Il commissario Pd ammette: la zona rossa la faceva il governo

L'assist a Fontana di Sergio Venturi, ex assessore in Emilia. Il "rammarico" per la mancata chiusura di Piacenza

Il commissario Pd ammette: la zona rossa la faceva il governo

Sergio Venturi è l'ex assessore alla Sanità di Stefano Bonaccini, chiamato subito dopo le elezioni a coprire il ruolo di Commissario all'emergenza coronavirus in Emilia Romagna. È l'uomo delle dirette Facebook per la conta degli infetti, ma anche il coordinatore delle scelte emiliane contro il Covid. È uno, insomma, che sa bene come sono andate le cose nei primi giorni dell'epidemia, quando cioè le autorità dovevano decidere se creare le zone rosse oppure no. Molto si è detto della Lombardia, di Alzano, Nembro e della Bergamasca. Da una parte c’è chi sostiene fosse il governo a doverla istituire, soprattutto dopo le richieste avanzate dal Pirellone, bollinate dal Comitato scientifico e poi ignorate dall’esecutivo (che pochi giorni dopo trasformerà l’intera Lombardia in una zona arancione). Dall’altra ci sono invece Palazzo Chigi, il ministro Boccia e tanti altri che imputano a Attilio Fontana e Giulio Gallera il fatto di non aver forzato la mano e sbarrato in autonomia la Val Seriana. Sul caso indagano i pm, che per ora sembrano dare ragione al Pirellone. Ma non sono i soli. L’ultimo assist alla Lombardia arriva infatti da chi meno te lo aspetti, cioè da Sergio Venturi, esponente di punta della macchina piddina emiliana.

Parlando con i Giovani Democratici in diretta Fb, il commissario è tornato a parlare delle scelte fatte tra fine febbraio e inizio marzo. Ha criticato la decisione di fare un "lockdown generalizzato" in tutta Italia ("Se dovessi rifarlo domani, non lo rifarei, non si può chiudere un intero Paese quando non ce n’è alcun bisogno"). Ma soprattutto ha toccato la nota dolente delle zone rosse. Piacenza, che dista solo 16 chilometri da Codogno, è stata una delle province più martoriate dal morbo. In proporzione agli abitanti, l’incidenza su questo territorio per morti è contagi è stata maggiore che nella Bergamasca. Molti, tra cui per primo ilGiornale.it, si sono chiesti per quale motivo nessuno abbia pensato di istituire la zona rossa anche nel Piacentino. Venturi ebbe già a dire che la provincia aveva scontato “conseguenze nefaste” anche a causa delle mancate “misure di distanziamento” e di “blocchi produttivi”. Un po’ come in Val Seriana. Dunque anche qui la domanda è: chi ha sbagliato? Il governo, che avrebbe dovuto includere Piacenza insieme nella zona rossa di Codogno, oppure Bonaccini, che al pari di Fontana non si sarebbe mosso in autonomia? Tertium non datur. "Perché nessuno tiene conto di questo?", si domanda il deputato di Fdi, Galeazzo Bignami.

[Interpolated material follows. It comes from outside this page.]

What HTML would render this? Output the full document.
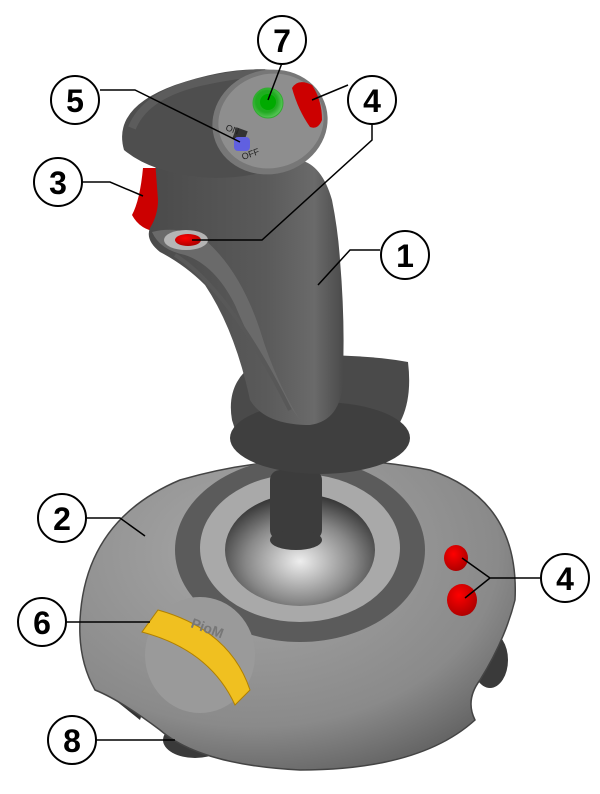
<!DOCTYPE html>
<html><head><meta charset="utf-8"><style>html,body{margin:0;padding:0;background:#fff}svg{display:block}</style></head>
<body>
<svg width="600" height="794" viewBox="0 0 600 794" xmlns="http://www.w3.org/2000/svg">
<defs>
<radialGradient id="base" cx="0.4" cy="0.3" r="0.8"><stop offset="0" stop-color="#a8a8a8"/><stop offset="0.7" stop-color="#8a8a8a"/><stop offset="1" stop-color="#5a5a5a"/></radialGradient>
<linearGradient id="handle" x1="0" y1="0" x2="1" y2="0"><stop offset="0" stop-color="#4a4a4a"/><stop offset="0.6" stop-color="#5a5a5a"/><stop offset="0.85" stop-color="#6a6a6a"/><stop offset="1" stop-color="#4a4a4a"/></linearGradient>
<radialGradient id="hole" cx="0.5" cy="0.6" r="0.6"><stop offset="0" stop-color="#eee"/><stop offset="0.6" stop-color="#888"/><stop offset="1" stop-color="#333"/></radialGradient>
<radialGradient id="red" cx="0.4" cy="0.35" r="0.7"><stop offset="0" stop-color="#f00"/><stop offset="1" stop-color="#a00"/></radialGradient>
<radialGradient id="green" cx="0.45" cy="0.45" r="0.6"><stop offset="0" stop-color="#1b1"/><stop offset="0.6" stop-color="#2a2"/><stop offset="1" stop-color="#6c6"/></radialGradient>
</defs>
<ellipse cx="490" cy="660" rx="18" ry="28" fill="#3a3a3a"/>
<ellipse cx="195" cy="740" rx="32" ry="18" fill="#3a3a3a"/>
<path d="M115 700 Q125 680 150 690 L140 720 Z" fill="#333"/>
<path d="M80 620 Q85 520 180 480 Q300 445 430 470 Q520 500 515 600 Q505 640 480 680 Q465 700 475 720 Q420 770 300 770 Q200 765 160 730 Q120 700 95 690 Q78 660 80 620 Z" fill="url(#base)" stroke="#444" stroke-width="1.5"/>
<ellipse cx="300" cy="550" rx="125" ry="92" fill="#5b5b5b"/>
<ellipse cx="300" cy="548" rx="100" ry="74" fill="#a9a9a9"/>
<ellipse cx="300" cy="550" rx="75" ry="56" fill="url(#hole)"/>
<rect x="270" y="470" width="52" height="70" rx="10" fill="#3c3c3c"/>
<ellipse cx="296" cy="540" rx="26" ry="10" fill="#3c3c3c"/>
<ellipse cx="200" cy="655" rx="55" ry="58" fill="#9a9a9a"/>
<path d="M158 610 Q230 630 250 690 L235 705 Q210 650 142 632 Z" fill="#f0c020" stroke="#b08000"/>
<text x="190" y="627" font-family="Liberation Sans,sans-serif" font-size="14" font-weight="bold" fill="#777" transform="rotate(20 190 627)">PioM</text>
<ellipse cx="456" cy="558" rx="12" ry="13" fill="url(#red)"/>
<ellipse cx="462" cy="600" rx="15" ry="16" fill="url(#red)"/>
<path d="M232 420 Q225 380 260 360 Q340 350 408 362 Q415 420 380 445 Q300 470 240 445 Z" fill="#4a4a4a"/>
<ellipse cx="320" cy="438" rx="90" ry="36" fill="#3f3f3f"/>
<path d="M143 168 L158 168 L158 232 Q140 230 132 215 Q140 200 143 168 Z" fill="#c00"/>
<path d="M155 160 L300 160 Q322 165 332 200 Q338 230 340 260 Q345 320 343 370 Q345 420 310 425 Q265 425 250 400 Q235 330 205 285 Q185 265 160 252 Q145 240 150 228 Q158 215 158 200 Z" fill="url(#handle)"/>
<path d="M152 232 Q180 225 205 240 Q240 270 260 330 Q275 380 300 420 Q262 370 235 305 Q215 265 185 255 Q160 250 152 232 Z" fill="#6a6a6a"/>
<path d="M175 255 Q230 290 290 410" stroke="#585858" stroke-width="4" fill="none"/>
<path d="M124 150 Q112 108 175 85 Q230 66 272 70 L265 172 Q230 180 200 177 Q150 172 124 150 Z" fill="#4e4e4e"/>
<path d="M132 128 Q145 95 200 82 Q240 73 265 73" stroke="#666" stroke-width="8" fill="none" opacity="0.6"/>
<ellipse cx="270" cy="122" rx="58" ry="52" fill="#777" transform="rotate(-15 270 122)"/>
<ellipse cx="271" cy="121" rx="53" ry="47" fill="#8e8e8e" transform="rotate(-15 271 121)"/>
<circle cx="268" cy="103" r="15" fill="url(#green)" stroke="#3a3" stroke-width="1"/>
<circle cx="268" cy="102" r="8" fill="#0a0"/>
<path d="M292 88 Q298 78 312 85 Q322 100 322 120 Q318 130 310 127 Q298 110 292 88 Z" fill="#c00"/>
<rect x="234" y="129" width="12" height="12" fill="#333" transform="rotate(20 240 135)"/>
<rect x="234" y="137" width="16" height="14" rx="4" fill="#6060e0"/>
<text x="225" y="130" font-family="Liberation Sans,sans-serif" font-size="9" fill="#222" transform="rotate(20 225 130)">ON</text>
<text x="243" y="160" font-family="Liberation Sans,sans-serif" font-size="9" fill="#222" transform="rotate(-20 243 160)">OFF</text>
<ellipse cx="186" cy="240" rx="22" ry="10" fill="#b5b5b5"/>
<ellipse cx="188" cy="240" rx="13" ry="6" fill="url(#red)"/>
<g stroke="#000" stroke-width="1.5" fill="none">
<line x1="282" y1="63" x2="268" y2="100"/>
<path d="M100 90 L135 90 L240 142"/>
<path d="M348 85 L312 100"/>
<path d="M372 124 L372 140 L262 240 L192 240"/>
<path d="M82 182 L110 182 L143 196"/>
<path d="M380 250 L350 250 L318 285"/>
<path d="M86 518 L120 518 L145 536"/>
<path d="M540 578 L490 578 L462 558 M490 578 L465 598"/>
<path d="M66 622 L150 622"/>
<path d="M96 740 L175 740"/>
</g>
<g fill="#fff" stroke="#000" stroke-width="2">
<circle cx="282" cy="40" r="24"/><circle cx="75" cy="100" r="24"/><circle cx="372" cy="100" r="24"/>
<circle cx="58" cy="182" r="24"/><circle cx="405" cy="255" r="24"/><circle cx="62" cy="518" r="24"/>
<circle cx="565" cy="578" r="24"/><circle cx="42" cy="622" r="24"/><circle cx="72" cy="740" r="24"/>
</g>
<g font-family="Liberation Sans,sans-serif" font-size="32" font-weight="bold" text-anchor="middle" fill="#000">
<text x="282" y="52">7</text><text x="75" y="112">5</text><text x="372" y="112">4</text>
<text x="58" y="194">3</text><text x="405" y="267">1</text><text x="62" y="530">2</text>
<text x="565" y="590">4</text><text x="42" y="634">6</text><text x="72" y="752">8</text>
</g>
</svg>
</body></html>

Venturi nella sua diretta sembra sposare, seppure indirettamente, la linea di Fontana&co. E cioè quella che era il governo in quei primi giorni di marzo a decidere cosa chiudere e cosa tenere aperto. “L’unico rammarico che ho - dice - è che questa cosa, quando è successa a Codogno, il governo abbia stabilito la zona rossa nell’alto lodigiano pensando che un po’ facesse da argine e che quindi i 16 chilometri che separano Piacenza da Codogno fossero sufficienti a impedire il contagio dell’Emilia Romagna". Cosa ovviamente impossibile.

"Altrimenti - aggiunge - noi avremmo avuto una epidemia perfno inferiore a quella del Veneto come conseguenze, se avessimo avuto in quel momento una zona rossa che comprendeva anche gran parte della provincia di Piacenza”.

È vero che qualche tempo dopo (il 16 marzo) l’Emilia Romagna deciderà in (quasi) autonomia la chiusura di Medicina e di una parte di Rimini. Ma è altrettanto vero che dalle parole di Venturi si evince come in quelle ore, cioè tra il 21 febbraio e l’8 marzo, fosse il governo a guidare la partita delle zone rosse. Non le regioni. Delle due, dunque, l’una. O quella decisione spettava a Palazzo Chigi, come sembra far intendere il commissario emiliano. Oppure Bonaccini sarebbe dovuto intervenire al pari di Fontana nella Bergamasca. E quindi, per banale par condicio, oggi dovremmo trovare il governatore Pd sul banco degli imputati tanto quanto il collega leghista. Ma chissà perché, non è così.